In the end you obviously get a lot of crossover, because they are both 'humans making stuff' and they're both dealing extensively in the world of ideas.
So you get poetic utterances like 'without Art Science is impossible' and so on. Such utterances might help you think about both art and science. Or they might delude you into thinking you know something, when really you're just a fan of dogma.
If I had to try to debate such a moot honestly, I'd say it is entirely conceivable that you could make a computer program to churn out science. Would that be art? Would the computer give a shit? It is also possible, and has been done many times, to use a computer to also churn out art. How many people think it's great art, when a computer composes Haikus, some of which, quite randomly, are really deep? Or produces a beautiful graphic in time to music? I'm not talking about the programming itself, I'm talking about the part that the computer is doing, rendering some freaky looking ever changing image in realtime, or parsing out strings of words.

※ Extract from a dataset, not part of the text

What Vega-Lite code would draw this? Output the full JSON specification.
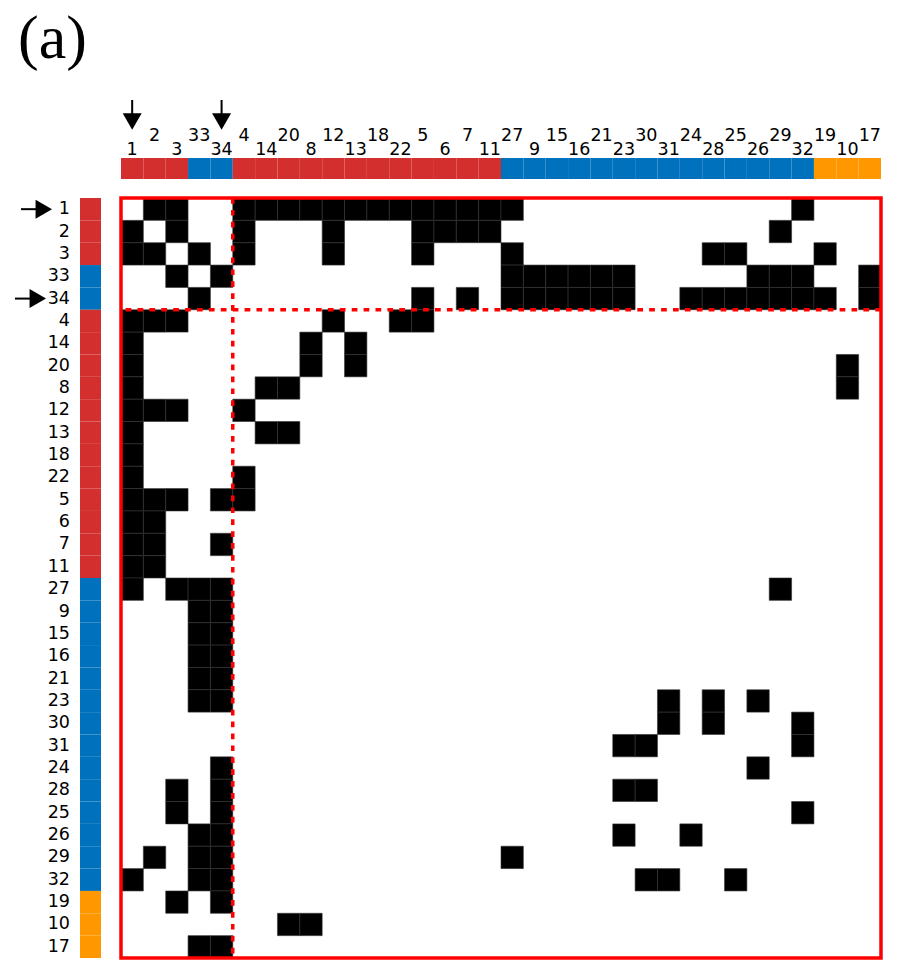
{
  "$schema": "https://vega.github.io/schema/vega-lite/v6.json",
  "autosize": {"type": "pad"},
  "padding": {"left": 14, "top": 8, "right": 16, "bottom": 2},
  "background": "white",
  "title": {"text": "(a)", "anchor": "start", "frame": "group", "font": "Liberation Serif", "fontSize": 62, "fontWeight": "normal", "color": "black", "baseline": "bottom", "dx": -62, "offset": -34},
  "config": {"view": {"stroke": null}, "axis": {"labelFont": "DejaVu Sans"}},
  "datasets": {
    "nodes": [
      {"node": "1", "community": "A"}, {"node": "2", "community": "A"}, {"node": "3", "community": "A"},
      {"node": "33", "community": "B"}, {"node": "34", "community": "B"},
      {"node": "4", "community": "A"}, {"node": "14", "community": "A"}, {"node": "20", "community": "A"},
      {"node": "8", "community": "A"}, {"node": "12", "community": "A"}, {"node": "13", "community": "A"},
      {"node": "18", "community": "A"}, {"node": "22", "community": "A"}, {"node": "5", "community": "A"},
      {"node": "6", "community": "A"}, {"node": "7", "community": "A"}, {"node": "11", "community": "A"},
      {"node": "27", "community": "B"}, {"node": "9", "community": "B"}, {"node": "15", "community": "B"},
      {"node": "16", "community": "B"}, {"node": "21", "community": "B"}, {"node": "23", "community": "B"},
      {"node": "30", "community": "B"}, {"node": "31", "community": "B"}, {"node": "24", "community": "B"},
      {"node": "28", "community": "B"}, {"node": "25", "community": "B"}, {"node": "26", "community": "B"},
      {"node": "29", "community": "B"}, {"node": "32", "community": "B"},
      {"node": "19", "community": "C"}, {"node": "10", "community": "C"}, {"node": "17", "community": "C"}
    ],
    "marked": [{"node": "1"}, {"node": "34"}],
    "split": [{"node": "34"}],
    "frame": [{"label": "frame"}],
    "edges": [
      {"a": "1", "b": "2"}, {"a": "1", "b": "3"}, {"a": "1", "b": "4"}, {"a": "1", "b": "14"}, {"a": "1", "b": "20"}, {"a": "1", "b": "8"}, {"a": "1", "b": "12"}, {"a": "1", "b": "13"}, {"a": "1", "b": "18"}, {"a": "1", "b": "22"}, {"a": "1", "b": "5"}, {"a": "1", "b": "6"}, {"a": "1", "b": "7"}, {"a": "1", "b": "11"}, {"a": "1", "b": "27"}, {"a": "1", "b": "32"},
      {"a": "2", "b": "3"}, {"a": "2", "b": "4"}, {"a": "2", "b": "12"}, {"a": "2", "b": "5"}, {"a": "2", "b": "6"}, {"a": "2", "b": "7"}, {"a": "2", "b": "11"}, {"a": "2", "b": "29"},
      {"a": "3", "b": "33"}, {"a": "3", "b": "4"}, {"a": "3", "b": "12"}, {"a": "3", "b": "5"}, {"a": "3", "b": "27"}, {"a": "3", "b": "28"}, {"a": "3", "b": "25"}, {"a": "3", "b": "19"},
      {"a": "33", "b": "34"}, {"a": "33", "b": "27"}, {"a": "33", "b": "9"}, {"a": "33", "b": "15"}, {"a": "33", "b": "16"}, {"a": "33", "b": "21"}, {"a": "33", "b": "23"}, {"a": "33", "b": "26"}, {"a": "33", "b": "29"}, {"a": "33", "b": "32"}, {"a": "33", "b": "17"},
      {"a": "34", "b": "5"}, {"a": "34", "b": "7"}, {"a": "34", "b": "27"}, {"a": "34", "b": "9"}, {"a": "34", "b": "15"}, {"a": "34", "b": "16"}, {"a": "34", "b": "21"}, {"a": "34", "b": "23"}, {"a": "34", "b": "24"}, {"a": "34", "b": "28"}, {"a": "34", "b": "25"}, {"a": "34", "b": "26"}, {"a": "34", "b": "29"}, {"a": "34", "b": "32"}, {"a": "34", "b": "19"}, {"a": "34", "b": "17"},
      {"a": "4", "b": "12"}, {"a": "4", "b": "22"}, {"a": "4", "b": "5"},
      {"a": "14", "b": "8"}, {"a": "14", "b": "13"},
      {"a": "20", "b": "8"}, {"a": "20", "b": "13"}, {"a": "20", "b": "10"},
      {"a": "8", "b": "10"},
      {"a": "27", "b": "29"},
      {"a": "23", "b": "31"}, {"a": "23", "b": "28"}, {"a": "23", "b": "26"},
      {"a": "30", "b": "31"}, {"a": "30", "b": "28"}, {"a": "30", "b": "32"},
      {"a": "31", "b": "32"},
      {"a": "24", "b": "26"},
      {"a": "25", "b": "32"}
    ]
  },
  "columns": 2,
  "spacing": {"row": 19, "column": 20},
  "bounds": "flush",
  "concat": [
    {
      "width": 21, "height": 21,
      "data": {"values": []},
      "mark": "point",
      "encoding": {}
    },
    {
      "width": 760, "height": 21,
      "layer": [
        {
          "data": {"name": "nodes"},
          "mark": {"type": "rect"},
          "encoding": {
            "x": {"field": "node", "type": "ordinal",
              "scale": {"type": "band", "domain": ["1","2","3","33","34","4","14","20","8","12","13","18","22","5","6","7","11","27","9","15","16","21","23","30","31","24","28","25","26","29","32","19","10","17"], "paddingInner": 0, "paddingOuter": 0},
              "axis": {"orient": "top", "ticks": false, "tickSize": 0, "domain": false, "title": null, "labelAngle": 0, "labelAlign": "center", "labelBaseline": "bottom", "labelPadding": 13.3, "labelFontSize": 17.5, "labelColor": "black", "labelLineHeight": 13.3, "labelOverlap": false, "labelBound": false, "labelFlush": false,
                "labelExpr": "indexof(['2','33','4','20','12','18','5','7','27','15','21','30','24','25','29','19','17'], datum.label) >= 0 ? [datum.label, ''] : ['', datum.label]"}},
            "y": {"value": 0}, "y2": {"value": "height"},
            "color": {"field": "community", "type": "nominal", "scale": {"domain": ["A","B","C"], "range": ["#d32f2f","#0072bd","#ff9800"]}, "legend": null}
          }
        },
        {
          "data": {"name": "marked"},
          "mark": {"type": "rule", "color": "black", "strokeWidth": 2},
          "encoding": {
            "x": {"field": "node", "type": "ordinal", "scale": {"type": "band"}},
            "y": {"value": -58}, "y2": {"value": -42}
          }
        },
        {
          "data": {"name": "marked"},
          "mark": {"type": "point", "shape": "triangle-down", "size": 361, "filled": true, "color": "black", "opacity": 1},
          "encoding": {
            "x": {"field": "node", "type": "ordinal", "scale": {"type": "band"}},
            "y": {"value": -36.5}
          }
        }
      ]
    },
    {
      "width": 21, "height": 760,
      "layer": [
        {
          "data": {"name": "nodes"},
          "mark": {"type": "rect"},
          "encoding": {
            "y": {"field": "node", "type": "ordinal",
              "scale": {"type": "band", "domain": ["1","2","3","33","34","4","14","20","8","12","13","18","22","5","6","7","11","27","9","15","16","21","23","30","31","24","28","25","26","29","32","19","10","17"], "paddingInner": 0, "paddingOuter": 0},
              "axis": {"orient": "left", "ticks": false, "tickSize": 0, "domain": false, "title": null, "labelAlign": "right", "labelBaseline": "middle", "labelPadding": 10.5, "labelFontSize": 17.5, "labelColor": "black", "labelOverlap": false, "labelBound": false, "labelFlush": false}},
            "x": {"value": 0}, "x2": {"value": "width"},
            "color": {"field": "community", "type": "nominal", "scale": {"domain": ["A","B","C"], "range": ["#d32f2f","#0072bd","#ff9800"]}, "legend": null}
          }
        },
        {
          "data": {"name": "marked"},
          "transform": [{"filter": "datum.node == '1'"}],
          "mark": {"type": "rule", "color": "black", "strokeWidth": 2},
          "encoding": {
            "y": {"field": "node", "type": "ordinal", "scale": {"type": "band"}},
            "x": {"value": -59}, "x2": {"value": -42}
          }
        },
        {
          "data": {"name": "marked"},
          "transform": [{"filter": "datum.node == '1'"}],
          "mark": {"type": "point", "shape": "triangle-right", "size": 361, "filled": true, "color": "black", "opacity": 1},
          "encoding": {
            "y": {"field": "node", "type": "ordinal", "scale": {"type": "band"}},
            "x": {"value": -36.2}
          }
        },
        {
          "data": {"name": "marked"},
          "transform": [{"filter": "datum.node == '34'"}],
          "mark": {"type": "rule", "color": "black", "strokeWidth": 2},
          "encoding": {
            "y": {"field": "node", "type": "ordinal", "scale": {"type": "band"}},
            "x": {"value": -65}, "x2": {"value": -48}
          }
        },
        {
          "data": {"name": "marked"},
          "transform": [{"filter": "datum.node == '34'"}],
          "mark": {"type": "point", "shape": "triangle-right", "size": 361, "filled": true, "color": "black", "opacity": 1},
          "encoding": {
            "y": {"field": "node", "type": "ordinal", "scale": {"type": "band"}},
            "x": {"value": -42.2}
          }
        }
      ]
    },
    {
      "width": 760, "height": 760,
      "layer": [
        {
          "data": {"name": "edges"},
          "mark": {"type": "rect", "fill": "black", "stroke": "#333333", "strokeWidth": 0.6},
          "encoding": {
            "x": {"field": "a", "type": "ordinal", "scale": {"type": "band", "domain": ["1","2","3","33","34","4","14","20","8","12","13","18","22","5","6","7","11","27","9","15","16","21","23","30","31","24","28","25","26","29","32","19","10","17"], "paddingInner": 0, "paddingOuter": 0}, "axis": null},
            "y": {"field": "b", "type": "ordinal", "scale": {"type": "band", "domain": ["1","2","3","33","34","4","14","20","8","12","13","18","22","5","6","7","11","27","9","15","16","21","23","30","31","24","28","25","26","29","32","19","10","17"], "paddingInner": 0, "paddingOuter": 0}, "axis": null}
          }
        },
        {
          "data": {"name": "edges"},
          "mark": {"type": "rect", "fill": "black", "stroke": "#333333", "strokeWidth": 0.6},
          "encoding": {
            "x": {"field": "b", "type": "ordinal", "axis": null},
            "y": {"field": "a", "type": "ordinal", "axis": null}
          }
        },
        {
          "data": {"name": "split"},
          "mark": {"type": "rule", "color": "#ff0000", "strokeWidth": 3.5, "strokeDash": [5.7, 6.2]},
          "encoding": {
            "x": {"field": "node", "type": "ordinal", "bandPosition": 1, "axis": null}
          }
        },
        {
          "data": {"name": "split"},
          "mark": {"type": "rule", "color": "#ff0000", "strokeWidth": 3.5, "strokeDash": [5.7, 6.2]},
          "encoding": {
            "y": {"field": "node", "type": "ordinal", "bandPosition": 1, "axis": null}
          }
        },
        {
          "data": {"name": "frame"},
          "mark": {"type": "rect", "fillOpacity": 0, "stroke": "#ff0000", "strokeWidth": 3.5},
          "encoding": {
            "x": {"value": 0}, "x2": {"value": "width"},
            "y": {"value": 0}, "y2": {"value": "height"}
          }
        }
      ]
    }
  ]
}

The answer to such a question tells you a lot about what you think Art is. I think the word is so vague that it's only useful as a metaphor, something to get you to think. In itself it carries such imprecise meaning that debates about it can never end conclusively.
Because it is so vague I tend to think of everyone as Artists, and everything they do as Art. Some of it I like and some I don't, but it's all art, from a Big Mac (which I used to make in a very artistic way, I'll have you know) to giving change (ever paid attention to the incredible variance in people's ability to perform this task? Some people give change like it's a beautiful dance, others fumble around and fuck it up in an excruciating way all the time), to painting a masterpiece (ever noticed just how boring walking around an art gallery can get?) or discovering an incredible truth (ever discovered one? Ain't it da bomb?). I think any sentient creature can engage in it, and the more sentient, the more they seem to. How is a cat learning to walk along a fence any less artistic than a ballerina doing the same thing? Why is the way a builder drives in a nail any less deep and meaningful than the way an artist strokes his canvas?
I'm not saying all Art is equally good. I've had shocking Big Macs, real sloppy workmanship, cold, sauce everywhere, box closed cutting the edge of it, old yucky lettuce. To tell the truth, that's most Big Macs. But some are done well, within the bounds of being a Big Mac, a fairly limited scope. Most change is thrown at you, after looking at the readout, with no checking done at all. But a few cashiers will only glance at the readout to confirm the change they have already whipped out has been rung up correctly, and place it in your hand in a way where it just seems to fall into your wallet, simultaneously performing a number of other fairly minor tasks that all add up to moment of living Art. A lot of masterpieces are only notable for the amount of time it must have taken. Many people never discover a truth, because they never try. Cats and ballerinas fall, and builders hit their fingers or the wall.
It's just my opinion, no more valid than anyone else's and really only expressed for the abovesaid purpose of maybe getting people to think about what they do more, or in a different way. My art, such as it is.